The list of variables can also be quoted by a character followed by a colon “:”. This allows you to specify all variables that start with the same character(s). If no variables match the quoted string, the macro stops executing.

The following parameters can be specified with the %MV_PROFILING macro:

DATA

Name of the input data set.

VARS

List of variables in the data set to be analyzed. Variable names are separated by a blank. If _ALL_ is specified, all variables in the data set are used. The default value is _ALL_. A wildcard notation with a colon “:” can also be used (for example, DEMO: causes all variables starting with “DEMO” to be used).

ORDER

Only relevant when VARS=_ALL_ is specified. Possible values are POS or ALPHA. The default value is ALPHA. ALPHA means that the variables of the data set are used in alphabetical order for the %MV_VALUE_CHAIN macro.

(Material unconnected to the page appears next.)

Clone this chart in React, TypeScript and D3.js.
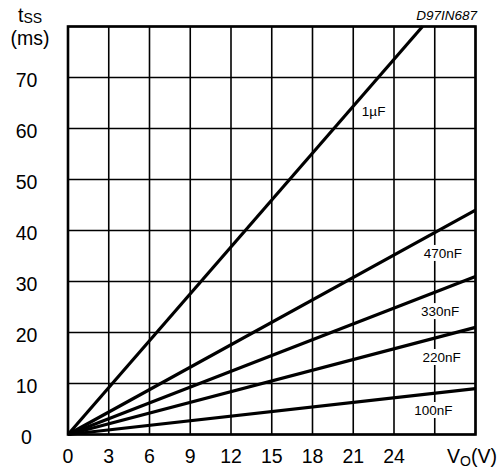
import React from "react";
import * as d3 from "d3";

const xTicks = [0, 3, 6, 9, 12, 15, 18, 21, 24];
const xGrid = [0, 3, 6, 9, 12, 15, 18, 21, 24, 27, 30];
const yTicks = [0, 10, 20, 30, 40, 50, 60, 70];
const yGrid = [0, 10, 20, 30, 40, 50, 60, 70, 80];

const seriesNames = ["1µF", "470nF", "330nF", "220nF", "100nF"];
const seriesEndV = [26.1, 30, 30, 30, 30];
const seriesEndT = [80, 44, 31, 21, 9];
const labelV = [22.5, 27.6, 27.4, 27.5, 26.9];
const labelT = [63.4, 35.6, 24.2, 15.2, 4.8];

const W = 504;
const H = 470;
const left = 68;
const right = 475.5;
const top = 26.5;
const bottom = 434.5;

export default function App() {
  const x = d3.scaleLinear().domain([0, 30]).range([left, right]);
  const y = d3.scaleLinear().domain([0, 80]).range([bottom, top]);
  const line = d3
    .line<[number, number]>()
    .x((d) => x(d[0]))
    .y((d) => y(d[1]));
  const font = "'Liberation Sans', Arial, sans-serif";

  return (
    <svg
      width={W}
      height={H}
      style={{ position: "absolute", left: 0, top: 0, background: "#fff" }}
      fontFamily={font}
    >
      <rect x={0} y={0} width={W} height={H} fill="#fff" />
      {xGrid.map((v) => (
        <line key={"gx" + v} x1={x(v)} x2={x(v)} y1={y(0)} y2={y(80)} stroke="#000" strokeWidth={1.6} />
      ))}
      {yGrid.map((v) => (
        <line key={"gy" + v} x1={x(0)} x2={x(30)} y1={y(v)} y2={y(v)} stroke="#000" strokeWidth={1.6} />
      ))}
      <rect x={x(0)} y={y(80)} width={x(30) - x(0)} height={y(0) - y(80)} fill="none" stroke="#000" strokeWidth={2.6} />
      {seriesNames.map((n, i) => (
        <path
          key={n}
          d={line([
            [0, 0],
            [seriesEndV[i], seriesEndT[i]],
          ]) as string}
          fill="none"
          stroke="#000"
          strokeWidth={3.2}
        />
      ))}
      {seriesNames.map((n, i) => {
        const cx = x(labelV[i]);
        const cy = y(labelT[i]);
        const w = n.length * 7.6;
        return (
          <g key={"l" + n}>
            {i > 0 && <rect x={cx - w / 2} y={cy - 8} width={w} height={16} fill="#fff" />}
            <text x={cx} y={cy + 5} textAnchor="middle" fontSize={13.5} fill="#000">
              {n}
            </text>
          </g>
        );
      })}
      {xTicks.map((v) => (
        <text key={"tx" + v} x={x(v)} y={463} textAnchor="middle" fontSize={19.5} fill="#000">
          {v}
        </text>
      ))}
      {yTicks.map((v) => (
        <text key={"ty" + v} x={26.5} y={y(v) + 9} textAnchor="middle" fontSize={19.5} fill="#000">
          {v}
        </text>
      ))}
      <text x={447} y={463} fontSize={19.5} fill="#000">
        V<tspan fontSize={14} dy={3}>O</tspan>
        <tspan dy={-3}>(V)</tspan>
      </text>
      <text x={18} y={22} fontSize={19.5} fill="#000">
        t<tspan fontSize={14} dy={1}>SS</tspan>
      </text>
      <text x={30} y={45} textAnchor="middle" fontSize={19.5} fill="#000">
        (ms)
      </text>
      <text x={477} y={20} textAnchor="end" fontSize={13.5} fontStyle="italic" fill="#000">
        D97IN687
      </text>
    </svg>
  );
}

POS means that the variables are used in the same order as in the data set for the %MV_VALUE_CHAIN macro.

ODS

Specifying ODS = YES creates the tile chart, the VARCLUS tree plot, and the principal component analysis. Default = YES.

VARCLUS

Specifying VARCLUS = YES creates the VARCLUS tree plot. Default = YES.

PRINCOMP

Specifying PRINCOMP=YES creates the principal component analysis. Default = YES.

NCOMP

Defines the number of principal components that are used for the plots of components. NCOMP = 2 creates one plot for the first and second components. NCOMP = 3 creates three plots: one for the first and second components, one for the first and third components, and one for the second and third components, and so forth.

SAMPLE

Specifies a sample proportion to allow you to run missing value profiling on a sample rather than on the entire data set. Default = 1 (100%), no sampling. Values from 0 to 1 are valid.

SEED

Seed value that is used for sampling. Default = 18419.